Open simonelsasser opened 4 years ago
Nice! I did not know about this option. Right now the plotting functions do not alter axis, it's up to the user to adjust that later on. I will keep this issue open as a reminder, will close it if implemented as an option, or if I include some quantile trimming as Rui was suggesting.
The outliers, which rarely come from the biological reads, compose of (G|C) simple repeats (sequencing errors).
It would expect to be removed before bamCoverage
in the pipeline (how I understand).
Trimming quantile will shift the outliers to the value of indicated quantile, which is a compromise if the source of error is unknown.
It's better to find out the reads artefacts. Last time I simply purged any coverage larger than 16 reads stack, since even for H3K4me3 the stacking is too rare to be >12 when the overlap of reads follows a Poisson distribution.
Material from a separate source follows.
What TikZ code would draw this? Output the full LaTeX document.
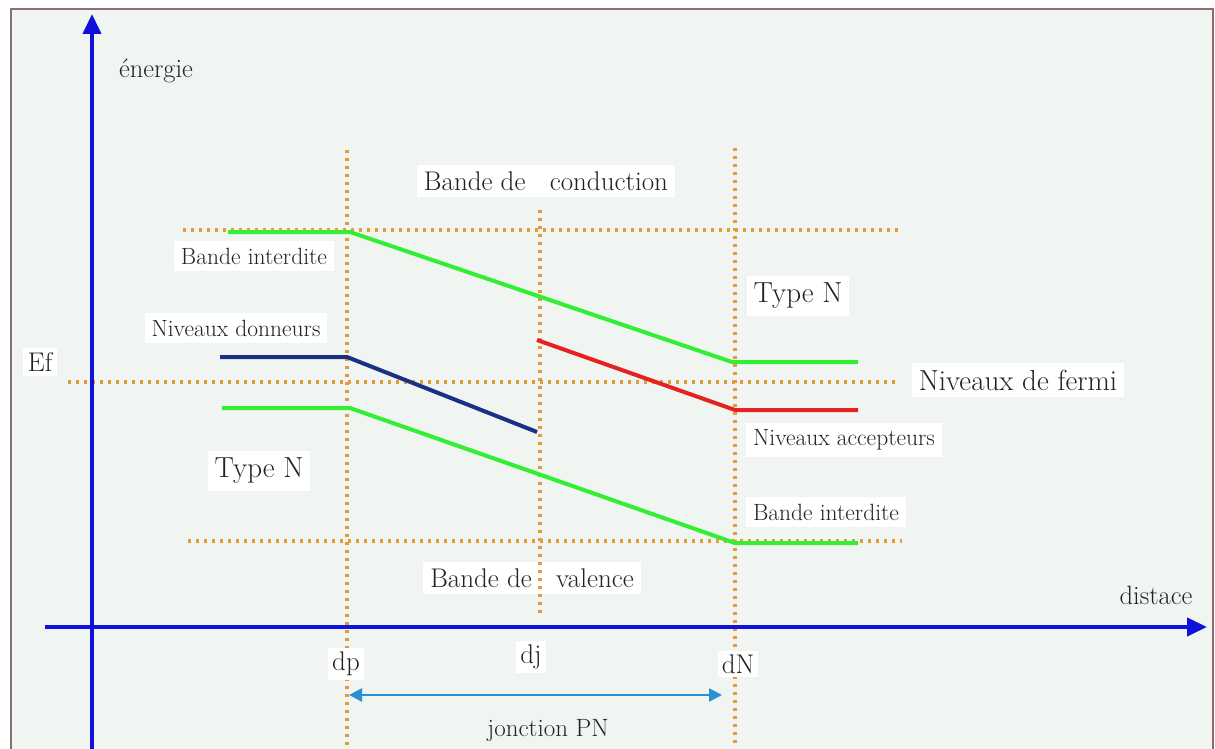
\documentclass[tikz,border=0pt]{standalone}
\usepackage{fontspec}
\usetikzlibrary{arrows.meta}
\definecolor{bgc}{HTML}{F0F5F2}
\definecolor{framec}{HTML}{8C6E6E}
\definecolor{dotc}{HTML}{E39B3C}
\definecolor{greenc}{HTML}{33EE33}
\definecolor{navyc}{HTML}{1C2E85}
\definecolor{redc}{HTML}{E52222}
\definecolor{axisc}{HTML}{1111DD}
\definecolor{jonc}{HTML}{2A90D0}
\definecolor{txtc}{HTML}{222222}
\begin{document}
\begin{tikzpicture}[x=1pt,y=-1pt,
 guide/.style={dotc, line width=3.2pt, dash pattern=on 3pt off 5pt},
 band/.style={line width=4pt, line join=round},
 axisline/.style={axisc, line width=4pt, -{Triangle[length=20pt,width=18pt]}},
 lbl/.style={fill=white, text=txtc, inner sep=7pt, font=\fontsize{27}{30}\selectfont},
 blbl/.style={lbl, font=\fontsize{29}{32}\selectfont},
 slbl/.style={lbl, font=\fontsize{23.5}{26}\selectfont},
 plain/.style={text=txtc, inner sep=2pt, font=\fontsize{26.5}{30}\selectfont},
]
\useasboundingbox (0,0) rectangle (1215,749);
\fill[white] (0,0) rectangle (1215,749);
\draw[framec, line width=2.5pt, fill=bgc] (11,9) rectangle (1213,770);

% label drawn under guides
\node[lbl] (val) at (532,578) {Bande de\hspace{0.6em} valence};

% guide coordinates
\coordinate (dpT) at (347,150); \coordinate (dpB) at (347,745);
\coordinate (djT) at (540,210); \coordinate (djB) at (540,615);
\coordinate (dnT) at (735,148); \coordinate (dnB) at (735,745);
\coordinate (hcL) at (183,230); \coordinate (hcR) at (900,230);
\coordinate (efL) at (68,382);  \coordinate (efR) at (895,382);
\coordinate (hvL) at (188,541); \coordinate (hvR) at (902,541);

\draw[guide] (dpT) -- (dpB);
\draw[guide] (djT) -- (djB);
\draw[guide] (dnT) -- (dnB);
\draw[guide] (hcL) -- (hcR);
\draw[guide] (efL) -- (efR);
\draw[guide] (hvL) -- (hvR);

% band lines
\coordinate (g1a) at (228,232); \coordinate (g1b) at (350,232);
\coordinate (g1c) at (732,362); \coordinate (g1d) at (858,362);
\coordinate (b1a) at (220,357); \coordinate (b1b) at (347,357);
\coordinate (b1c) at (537,432);
\coordinate (r1a) at (537,340); \coordinate (r1b) at (735,410);
\coordinate (r1c) at (858,410);
\coordinate (g2a) at (222,408); \coordinate (g2b) at (350,408);
\coordinate (g2c) at (735,543); \coordinate (g2d) at (858,543);

\draw[band, greenc] (g1a) -- (g1b) -- (g1c) -- (g1d);
\draw[band, navyc] (b1a) -- (b1b) -- (b1c);
\draw[band, redc] (r1a) -- (r1b) -- (r1c);
\draw[band, greenc] (g2a) -- (g2b) -- (g2c) -- (g2d);

% axes
\coordinate (yaB) at (92,749); \coordinate (yaT) at (92,14);
\coordinate (xaL) at (45,627); \coordinate (xaR) at (1207,627);
\draw[axisline] (yaB) -- (yaT);
\draw[axisline] (xaL) -- (xaR);

% junction arrow
\coordinate (jL) at (349,695); \coordinate (jR) at (722,695);
\draw[jonc, line width=2.5pt, {Triangle[length=13pt,width=13pt]}-{Triangle[length=13pt,width=13pt]}] (jL) -- (jR);

% labels
\node[plain] (en) at (156,71) {énergie};
\node[lbl, inner sep=5pt] (ef) at (40,362) {Ef};
\node[slbl] (bi1) at (254,256) {Bande interdite};
\node[slbl] (nd) at (236,328) {Niveaux donneurs};
\node[blbl] (tn1) at (259,471) {Type N};
\node[lbl] (cond) at (546,181) {Bande de\hspace{0.6em} conduction};
\node[blbl] (tn2) at (798,296) {Type N};
\node[blbl] (fermi) at (1018,380) {Niveaux de fermi};
\node[slbl] (acc) at (844,440) {Niveaux accepteurs};
\node[slbl] (bi2) at (826,512) {Bande interdite};
\node[plain] (dist) at (1156,595) {distace};
\node[lbl, inner sep=4pt] (dp) at (346,664) {dp};
\node[lbl, inner sep=4pt] (dj) at (531,657) {dj};
\node[lbl, inner sep=4pt] (dn) at (738,664) {dN};
\node[plain, font=\fontsize{25}{28}\selectfont] (jpn) at (548,730) {jonction PN};
\end{tikzpicture}
\end{document}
@cnluzon we had this discussion about shortcomings of ylim and also scale_y_continuous. That they draw a wrong box plot and give wrong statistics since the data not in the plot is also not used. I knew I came across a solution before, and it is
coord_cartesian(ylim=c(0, 3))
which only adjust the visible coordinates, not the underlying data. So if you implement that one can chose x or y axis limits, please use this implementation so that there are no mistakes made by unexperienced users.